Program size, linking matter, and static this()

Marco Leise Marco.Leise at gmx.de
Tue Dec 20 12:51:39 PST 2011


Am 19.12.2011, 20:43 Uhr, schrieb Jacob Carlborg <doob at me.com>:

> It could be useful for a package manager. Theoretically all installed  
> packages could share the same dynamic library. But I would guess the the  
> packages would depend on different versions of the library and the  
> package manager would end up installing a whole bunch of different  
> versions of the Phobos and druntime.

No! Let's please try to get closer to something that works with package  
managers than the situation on Windows.

On Windows I see few applications that install libraries separately,  
unless they started on Linux or the libraries are established like  
DirectX. In the past DLLs from newly installed programs used to overwrite  
existing DLLs.
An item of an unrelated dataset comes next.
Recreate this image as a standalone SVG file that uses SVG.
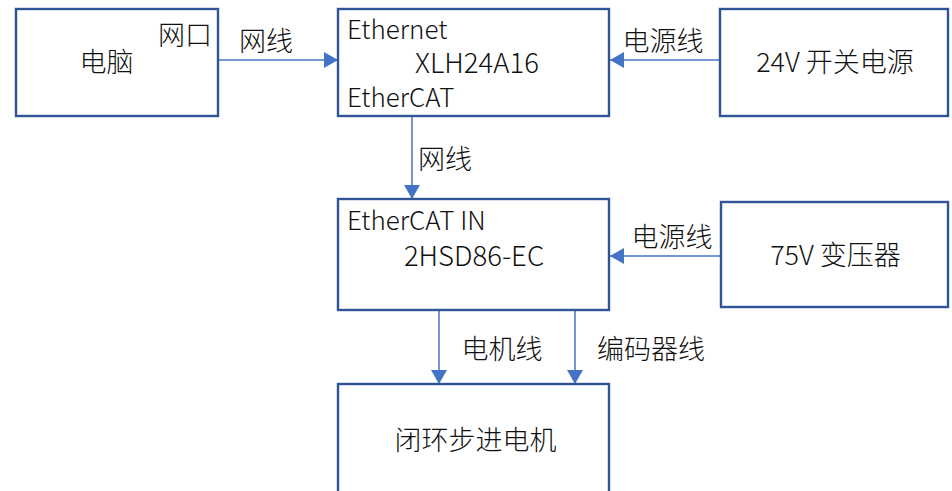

IIRC the DLLs were then checked for their versions by  
installers, so they are never downgraded, but that still broke some  
applications with library updates that changed the API. Starting with  
Vista, there is the winsxs difrectory that - as I understand it - keeps a  
copy of every version of every dll associated to the programs that  
installed/use them.

Package managers are close to my ideal world:
- different API versions (major revisions) can be installed in parallel
- applications link to the API version they were designed for
- bug fixes replace the old DLL for the whole system, all applications  
benefit
- RAM is shared between applications that use the same DLL

I'd think it would be bad to make cuts here. If you cannot even imagine an  
operating system with 1000 little apps like type/cat, cp/copy, sed etc...  
written in D, because they would all link statically against the runtime  
and cause major bloat, then that is turning off another few % of C users  
and purists. You don't drive an off-road car, because you go off-roads so  
often, but because you could imagine it. (Please buy small cars for city  
use.)

Linking against different library versions goes in practice like this:
There is at least one version installed, maybe libphobos2.so.1.057. The 1  
would be a major revision (one where hard deprecations occur), then there  
is a link named libphobos2.so.1 to that file, that all applications using  
API version 1 link against. So the actual file can be updated to  
libphobos2.so.1.058 without recompiles or breakage.